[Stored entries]
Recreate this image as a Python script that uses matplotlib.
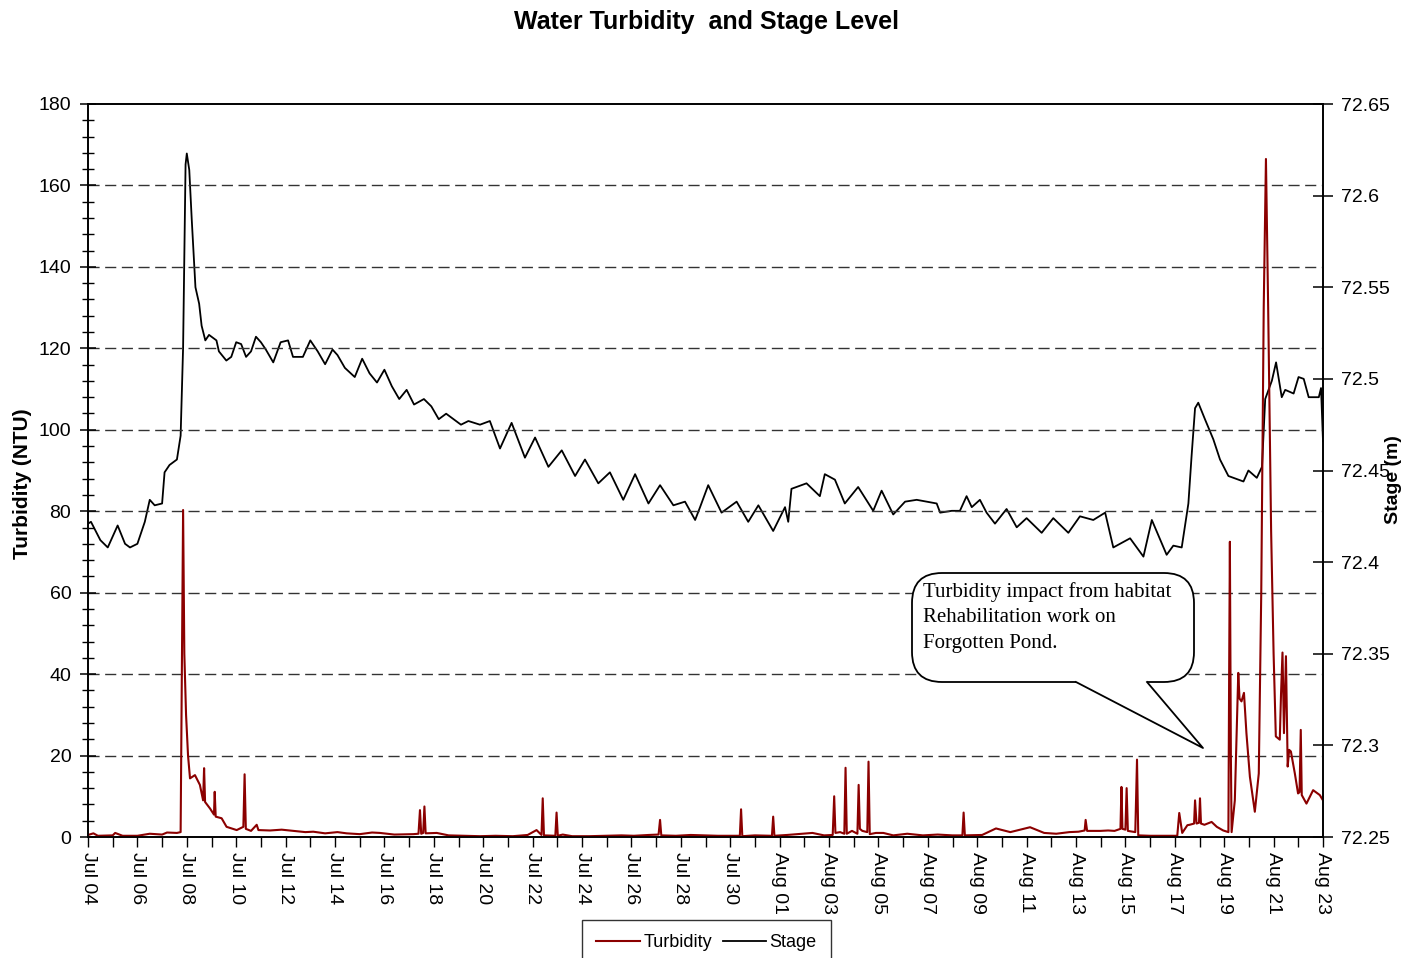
from __future__ import annotations

import matplotlib

matplotlib.use("Agg")
import matplotlib.dates as mdates
import matplotlib.pyplot as plt
import pandas as pd
from matplotlib.lines import Line2D
from matplotlib.patches import FancyBboxPatch, Polygon
from matplotlib.ticker import FuncFormatter, MultipleLocator

START = pd.Timestamp("2011-07-04")
N_DAYS = 50

# stage (m), time in days after Jul 04 00:00
STAGE_DAY = [
    0.0, 0.12, 0.5, 0.8, 1.2, 1.5, 1.7, 2.0, 2.3, 2.5, 2.7, 3.0, 3.1, 3.3, 3.6,
    3.75, 3.85, 3.95, 4.0, 4.1, 4.2, 4.35, 4.5, 4.6, 4.75, 4.9, 5.2, 5.3, 5.6,
    5.8, 6.0, 6.2, 6.4, 6.6, 6.8, 7.0, 7.2, 7.5, 7.8, 8.1, 8.3, 8.7, 9.0, 9.3,
    9.6, 9.9, 10.1, 10.4, 10.8, 11.1, 11.4, 11.7, 12.0, 12.3, 12.6, 12.9, 13.2,
    13.6, 13.9, 14.2, 14.5, 14.8, 15.1, 15.4, 15.87, 16.27, 16.68, 17.15, 17.69,
    18.1, 18.64, 19.18, 19.72, 20.12, 20.66, 21.13, 21.67, 22.15, 22.69, 23.16,
    23.7, 24.17, 24.58, 24.78, 25.11, 25.65, 26.26, 26.73, 27.14, 27.74, 28.22,
    28.35, 28.48, 29.09, 29.63, 29.83, 30.24, 30.64, 31.18, 31.79, 32.13, 32.6,
    33.08, 33.55, 34.36, 34.5, 34.97, 35.3, 35.57, 35.78, 36.11, 36.38, 36.72,
    37.19, 37.6, 38.0, 38.61, 39.08, 39.69, 40.16, 40.7, 41.18, 41.51, 42.19,
    42.73, 43.07, 43.67, 43.94, 44.28, 44.55, 44.68, 44.82, 44.95, 45.22, 45.56,
    45.83, 46.17, 46.78, 46.98, 47.32, 47.53, 47.66, 47.93, 48.1, 48.33, 48.47,
    48.81, 49.01, 49.22, 49.42, 49.83, 49.92, 50.0,
]
STAGE_M = [
    72.421, 72.422, 72.412, 72.408, 72.420, 72.410, 72.408, 72.410, 72.422,
    72.434, 72.431, 72.432, 72.449, 72.453, 72.456, 72.469, 72.517, 72.617,
    72.623, 72.614, 72.587, 72.550, 72.541, 72.529, 72.521, 72.524, 72.521,
    72.515, 72.510, 72.512, 72.520, 72.519, 72.512, 72.515, 72.523, 72.520,
    72.516, 72.509, 72.520, 72.521, 72.512, 72.512, 72.521, 72.515, 72.508,
    72.516, 72.513, 72.506, 72.501, 72.511, 72.503, 72.498, 72.505, 72.496,
    72.489, 72.494, 72.486, 72.489, 72.485, 72.478, 72.481, 72.478, 72.475,
    72.477, 72.475, 72.477, 72.462, 72.476, 72.457, 72.468, 72.452, 72.461,
    72.447, 72.456, 72.443, 72.449, 72.434, 72.448, 72.432, 72.442, 72.431,
    72.433, 72.423, 72.430, 72.442, 72.427, 72.433, 72.422, 72.431, 72.417,
    72.430, 72.422, 72.440, 72.443, 72.436, 72.448, 72.445, 72.432, 72.441,
    72.428, 72.439, 72.426, 72.433, 72.434, 72.432, 72.427, 72.428, 72.428,
    72.436, 72.430, 72.434, 72.427, 72.421, 72.429, 72.419, 72.424, 72.416,
    72.424, 72.416, 72.425, 72.423, 72.427, 72.408, 72.413, 72.403, 72.423,
    72.404, 72.409, 72.408, 72.432, 72.458, 72.484, 72.487, 72.478, 72.467,
    72.456, 72.447, 72.444, 72.450, 72.446, 72.452, 72.489, 72.499, 72.509,
    72.490, 72.494, 72.492, 72.501, 72.500, 72.490, 72.490, 72.495, 72.466,
]

# turbidity (NTU)
TURB_DAY = [
    0.0, 0.22, 0.4, 1.0, 1.1, 1.4, 2.0, 2.5, 3.0, 3.2, 3.6, 3.75, 3.8, 3.85,
    3.9, 3.97, 4.05, 4.13, 4.33, 4.53, 4.66, 4.7, 4.74, 4.94, 5.1, 5.13, 5.17,
    5.41, 5.61, 6.02, 6.29, 6.34, 6.39, 6.6, 6.83, 6.9, 7.37, 7.84, 8.31, 8.8,
    9.12, 9.6, 10.1, 10.47, 11.0, 11.5, 11.82, 12.4, 13.17, 13.38, 13.44, 13.49,
    13.57, 13.62, 13.67, 14.12, 14.6, 15.2, 15.87, 16.5, 17.2, 17.8, 18.16,
    18.36, 18.41, 18.46, 18.92, 18.97, 19.02, 19.22, 19.6, 20.3, 21.0, 21.6,
    22.1, 22.7, 23.1, 23.16, 23.21, 23.8, 24.4, 24.9, 25.5, 26.1, 26.39, 26.44,
    26.49, 27.0, 27.69, 27.74, 27.79, 28.3, 29.33, 29.8, 30.15, 30.21, 30.26,
    30.45, 30.62, 30.67, 30.72, 30.93, 31.15, 31.2, 31.25, 31.35, 31.55, 31.6,
    31.65, 31.9, 32.2, 32.6, 33.17, 33.8, 34.4, 35.0, 35.4, 35.45, 35.5, 36.2,
    36.76, 37.34, 38.14, 38.71, 39.2, 39.73, 40.1, 40.35, 40.39, 40.45, 40.99,
    41.3, 41.56, 41.8, 41.84, 41.88, 42.0, 42.05, 42.1, 42.4, 42.47, 42.52,
    43.0, 43.5, 44.1, 44.18, 44.3, 44.51, 44.6, 44.78, 44.82, 44.88, 44.98,
    45.02, 45.06, 45.2, 45.49, 45.7, 45.96, 46.17, 46.2, 46.23, 46.27, 46.3,
    46.43, 46.57, 46.62, 46.7, 46.8, 46.9, 47.04, 47.24, 47.4, 47.5, 47.6,
    47.69, 47.78, 47.9, 48.0, 48.09, 48.25, 48.3, 48.36, 48.42, 48.5, 48.57,
    48.63, 48.7, 48.86, 48.99, 49.05, 49.1, 49.14, 49.33, 49.6, 49.87, 50.0,
]
TURB_NTU = [
    0.5, 0.9, 0.3, 0.4, 1.0, 0.3, 0.3, 0.8, 0.6, 1.1, 1.0, 1.2, 40.0, 80.3,
    45.0, 30.0, 20.0, 14.4, 15.2, 12.8, 9.0, 16.9, 8.6, 7.0, 5.5, 11.1, 5.0,
    4.6, 2.5, 1.7, 2.5, 15.4, 2.0, 1.5, 3.0, 1.7, 1.6, 1.8, 1.5, 1.2,
    1.3, 0.9, 1.2, 0.9, 0.7, 1.1, 1.0, 0.6, 0.7, 0.8, 6.6, 0.8,
    1.0, 7.5, 0.9, 1.0, 0.4, 0.3, 0.2, 0.3, 0.2, 0.5, 1.7,
    0.5, 9.5, 0.4, 0.3, 6.0, 0.3, 0.6, 0.2, 0.2, 0.3, 0.4,
    0.3, 0.5, 0.6, 4.2, 0.4, 0.3, 0.5, 0.4, 0.3, 0.3, 0.3, 6.8,
    0.2, 0.4, 0.3, 5.0, 0.3, 0.5, 1.0, 0.4, 0.5, 10.0, 1.0,
    1.2, 0.8, 17.0, 0.8, 1.5, 0.8, 12.8, 2.0, 1.5, 1.2, 18.5,
    0.7, 1.0, 1.0, 0.4, 0.8, 0.4, 0.6, 0.4, 0.4, 6.0, 0.4, 0.5,
    2.1, 1.2, 2.4, 1.0, 0.8, 1.2, 1.3, 1.6, 4.2, 1.5, 1.5,
    1.6, 1.5, 2.0, 12.3, 2.0, 1.8, 12.0, 1.5, 1.2, 19.0, 0.4,
    0.3, 0.3, 0.3, 5.9, 1.0, 2.9, 3.0, 3.3, 9.0, 3.3, 3.5,
    9.5, 3.3, 3.0, 3.7, 2.5, 1.6, 1.2, 40.0, 72.5, 20.0, 1.2,
    9.0, 40.3, 34.0, 33.3, 35.4, 25.5, 14.8, 6.2, 15.6, 60.0, 130.0,
    166.5, 130.0, 75.0, 45.0, 24.7, 23.9, 35.0, 45.3, 25.5, 44.4, 17.3,
    21.4, 21.0, 15.6, 10.7, 11.0, 26.3, 10.3, 8.2, 11.5, 10.3, 9.0,
]

CALLOUT_TEXT = "Turbidity impact from habitat\nRehabilitation work on\nForgotten Pond."

TURB_COLOR = "#8b0000"
STAGE_COLOR = "#000000"


def px(x, y):
    # reference pixel -> inches from lower-left (figure is 1413 x 958 px at 100 dpi)
    return x / 100.0, (958 - y) / 100.0


def main() -> None:
    plt.rcParams["font.family"] = ["Liberation Sans", "DejaVu Sans"]

    stage_t = START + pd.to_timedelta(STAGE_DAY, unit="D")
    turb_t = START + pd.to_timedelta(TURB_DAY, unit="D")

    fig = plt.figure(figsize=(14.13, 9.58), dpi=100)
    ax = fig.add_axes([88 / 1413, 1 - 837 / 958, (1323 - 88) / 1413, (837 - 104) / 958])
    ax2 = ax.twinx()

    ax2.plot(stage_t, STAGE_M, color=STAGE_COLOR, lw=1.3, label="Stage")
    ax.plot(turb_t, TURB_NTU, color=TURB_COLOR, lw=1.5, label="Turbidity")
    ax.set_zorder(ax2.get_zorder() + 1)
    ax.patch.set_visible(False)

    # left axis
    ax.set_ylim(0, 180)
    ax.yaxis.set_major_locator(MultipleLocator(20))
    ax.yaxis.set_minor_locator(MultipleLocator(4))
    ax.tick_params(axis="y", which="major", direction="inout", length=12, width=1.1, labelsize=14, pad=6)
    ax.tick_params(axis="y", which="minor", direction="inout", length=9, width=1.0)
    for v in range(20, 180, 20):
        ax.axhline(v, color="#333333", lw=1.0, dashes=(8, 4), zorder=0)
    ax.set_ylabel("Turbidity (NTU)", fontsize=15, fontweight="bold")
    ax.yaxis.set_label_coords(-0.045, 0.482)

    # right axis
    ax2.set_ylim(72.25, 72.65)
    ax2.yaxis.set_major_locator(MultipleLocator(0.05))
    ax2.yaxis.set_major_formatter(FuncFormatter(lambda v, _: f"{round(v, 2):g}"))
    ax2.tick_params(axis="y", direction="inout", length=14, width=1.1, labelsize=14, pad=6)
    ax2.set_ylabel("Stage (m)", fontsize=14, fontweight="bold")
    ax2.yaxis.set_label_coords(1.050, 0.487)

    # x axis
    ax.set_xlim(START, START + pd.Timedelta(days=N_DAYS))
    ax.set_xticks(pd.date_range(START, periods=N_DAYS // 2 + 1, freq="2D"))
    ax.set_xticks(pd.date_range(START, periods=N_DAYS + 1, freq="D"), minor=True)
    ax.xaxis.set_major_formatter(mdates.DateFormatter("%b %d"))
    ax.tick_params(axis="x", which="both", direction="out", length=7, width=1.0, labelsize=14, pad=4)
    for lab in ax.get_xticklabels():
        lab.set_rotation(-90)
        lab.set_ha("center")
        lab.set_va("top")

    for a in (ax, ax2):
        for s in a.spines.values():
            s.set_linewidth(1.2)
            s.set_color("black")

    fig.text(706 / 1413, 1 - 22 / 958, "Water Turbidity  and Stage Level", ha="center", va="center",
             fontsize=18, fontweight="bold")

    # callout bubble
    x0, y0 = px(912, 682)
    x1, y1 = px(1194, 573)
    box = FancyBboxPatch((x0, y0), x1 - x0, y1 - y0, boxstyle="round,pad=0,rounding_size=0.3",
                         transform=fig.dpi_scale_trans, facecolor="white", edgecolor="black", lw=1.3, zorder=10)
    fig.add_artist(box)
    cover = Polygon([px(1076, 678), px(1076, 682), px(1203, 748), px(1147, 682), px(1147, 678)],
                    closed=True, transform=fig.dpi_scale_trans, facecolor="white", edgecolor="none", zorder=11)
    fig.add_artist(cover)
    fig.add_artist(Line2D(*zip(px(1076, 682), px(1203, 748), px(1147, 682)),
                          transform=fig.dpi_scale_trans, color="black", lw=1.3, zorder=12))
    tx, ty = px(923, 582)
    fig.text(tx, ty, CALLOUT_TEXT, transform=fig.dpi_scale_trans, ha="left", va="top",
             fontsize=15, family=["Liberation Serif", "DejaVu Serif"], linespacing=1.45, zorder=13)

    handles = [Line2D([], [], color=TURB_COLOR, lw=1.5), Line2D([], [], color=STAGE_COLOR, lw=1.3)]
    leg = fig.legend(handles, ["Turbidity", "Stage"], loc="upper center", bbox_to_anchor=(0.5, 1 - 920 / 958),
                     ncol=2, fontsize=13, frameon=True, fancybox=False, edgecolor="black", borderaxespad=0,
                     handlelength=2.4, columnspacing=0.6, handletextpad=0.2, borderpad=0.8)
    leg.get_frame().set_linewidth(1.0)

    fig.savefig("out.png", dpi=100)
    plt.close(fig)


if __name__ == "__main__":
    main()
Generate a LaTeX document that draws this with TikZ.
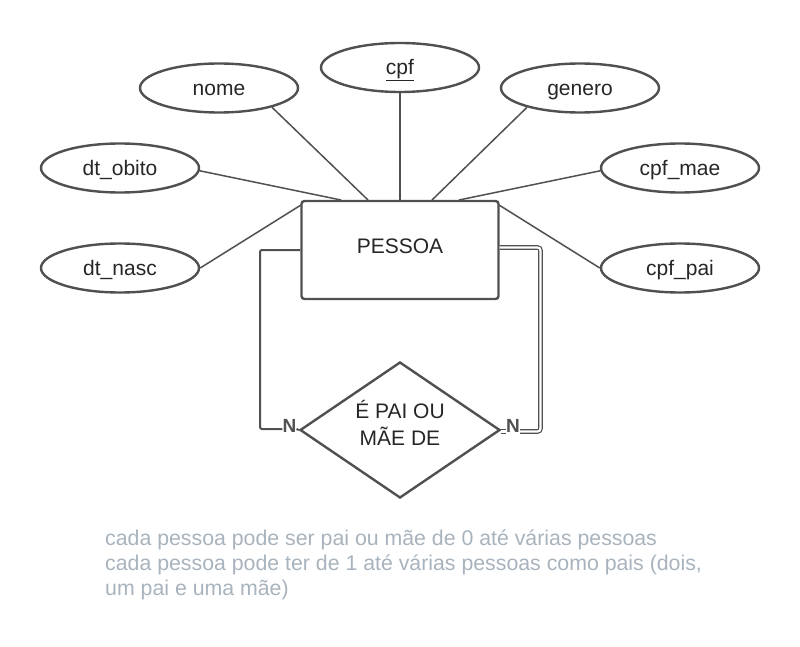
\documentclass[tikz,border=0pt]{standalone}
\usepackage{fontspec}
\setmainfont{Liberation Sans}
\usepackage{xcolor}
\usetikzlibrary{positioning, shapes.geometric}

\definecolor{erline}{HTML}{505050}
\definecolor{notegray}{HTML}{A8B3BD}

\tikzset{
    attr/.style={ellipse, draw=erline, line width=2.4pt, minimum width=158pt, minimum height=49pt, inner sep=0pt, text height=18.6pt, text depth=4pt, font=\fontsize{21}{24}\selectfont, text=black!85},
    link/.style={draw=erline, line width=1.5pt},
    card/.style={font=\bfseries\fontsize{19}{22}\selectfont, text=erline, inner sep=0pt},
    note/.style={anchor=base west, text=notegray, font=\fontsize{21.3}{25}\selectfont, inner sep=0pt},
    dbl/.style={draw=erline, line width=1.2pt, double=white, double distance=2.2pt}
}

\begin{document}
\begin{tikzpicture}[x=1pt, y=-1pt]
    \useasboundingbox (0,0) rectangle (800,647);

    % Entity
    \node[draw=erline, line width=2.4pt, rounded corners=3pt, minimum width=197pt, minimum height=98pt] (pessoa) at (400,250) {};
    \node[anchor=base, font=\fontsize{21}{24}\selectfont, text=black!85] (pessoatxt) at (400,253) {PESSOA};

    % Attributes
    \node[attr] (nome) at (219,88) {nome};
    \node[attr] (cpf) at (400,67.5) {\underline{cpf}};
    \node[attr] (genero) at (580,88) {genero};
    \node[attr] (obito) at (120,168) {dt\_obito};
    \node[attr] (mae) at (680,168) {cpf\_mae};
    \node[attr] (nasc) at (120,268) {dt\_nasc};
    \node[attr] (pai) at (680,268) {cpf\_pai};

    \coordinate (pNome) at (368,200);
    \coordinate (pCpf) at (400,200);
    \coordinate (pGenero) at (432,200);
    \coordinate (pObito) at (341,200);
    \coordinate (pMae) at (459,200);
    \coordinate (pNasc) at (301,205);
    \coordinate (pPai) at (499,205);

    \draw[link] (nome.-20) -- (pNome);
    \draw[link] (cpf.south) -- (pCpf);
    \draw[link] (genero.-160) -- (pGenero);
    \draw[link] (obito.-2) -- (pObito);
    \draw[link] (mae.182) -- (pMae);
    \draw[link] (nasc.east) -- (pNasc);
    \draw[link] (pai.west) -- (pPai);

    % Relationship
    \node[diamond, draw=erline, line width=2.4pt, minimum width=200pt, minimum height=136pt, inner sep=0pt, aspect=1.47] (rel) at (400,430) {};
    \node[anchor=base, align=center, font=\fontsize{21}{27}\selectfont, text=black!85] (reltxt) at (400,418.5) {É PAI OU};
    \node[anchor=base, font=\fontsize{21}{27}\selectfont, text=black!85] (reltxt2) at (400,445.5) {MÃE DE};

    \node[card] (nL) at (289.5,426) {N};
    \node[card] (nR) at (513,426) {N};

    % left side, single line
    \coordinate (lA) at (260,250);
    \coordinate (lB) at (260,429);
    \draw[link, line width=2pt, rounded corners=2pt] (pessoa.west |- lA) -- (lA) -- (lB) -- (nL.west |- lB);
    \draw[link, line width=2pt] (nL.east |- lB) -- (rel.west);

    % right side, double line
    \coordinate (rA) at (540.5,247.5);
    \coordinate (rB) at (540.5,431.5);
    \draw[dbl, rounded corners=3pt] (pessoa.east |- rA) -- (rA) -- (rB) -- (nR.east |- rB);
    \draw[dbl] (nR.west |- rB) -- (rel.east |- rB);

    % Notes
    \node[note] (note1) at (105,545) {cada pessoa pode ser pai ou mãe de 0 até várias pessoas};
    \node[note] (note2) at (105,570) {cada pessoa pode ter de 1 até várias pessoas como pais (dois,};
    \node[note] (note3) at (105,595) {um pai e uma mãe)};
\end{tikzpicture}
\end{document}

Exercise aim: Emit the lines of the material exactly, from its first line to the line containing "N_DAYS = 50", inclusive; leave every picture out.

Problem solution:
Recreate this image as a Python script that uses matplotlib.
from __future__ import annotations

import matplotlib

matplotlib.use("Agg")
import matplotlib.dates as mdates
import matplotlib.pyplot as plt
import pandas as pd
from matplotlib.lines import Line2D
from matplotlib.patches import FancyBboxPatch, Polygon
from matplotlib.ticker import FuncFormatter, MultipleLocator

START = pd.Timestamp("2011-07-04")
N_DAYS = 50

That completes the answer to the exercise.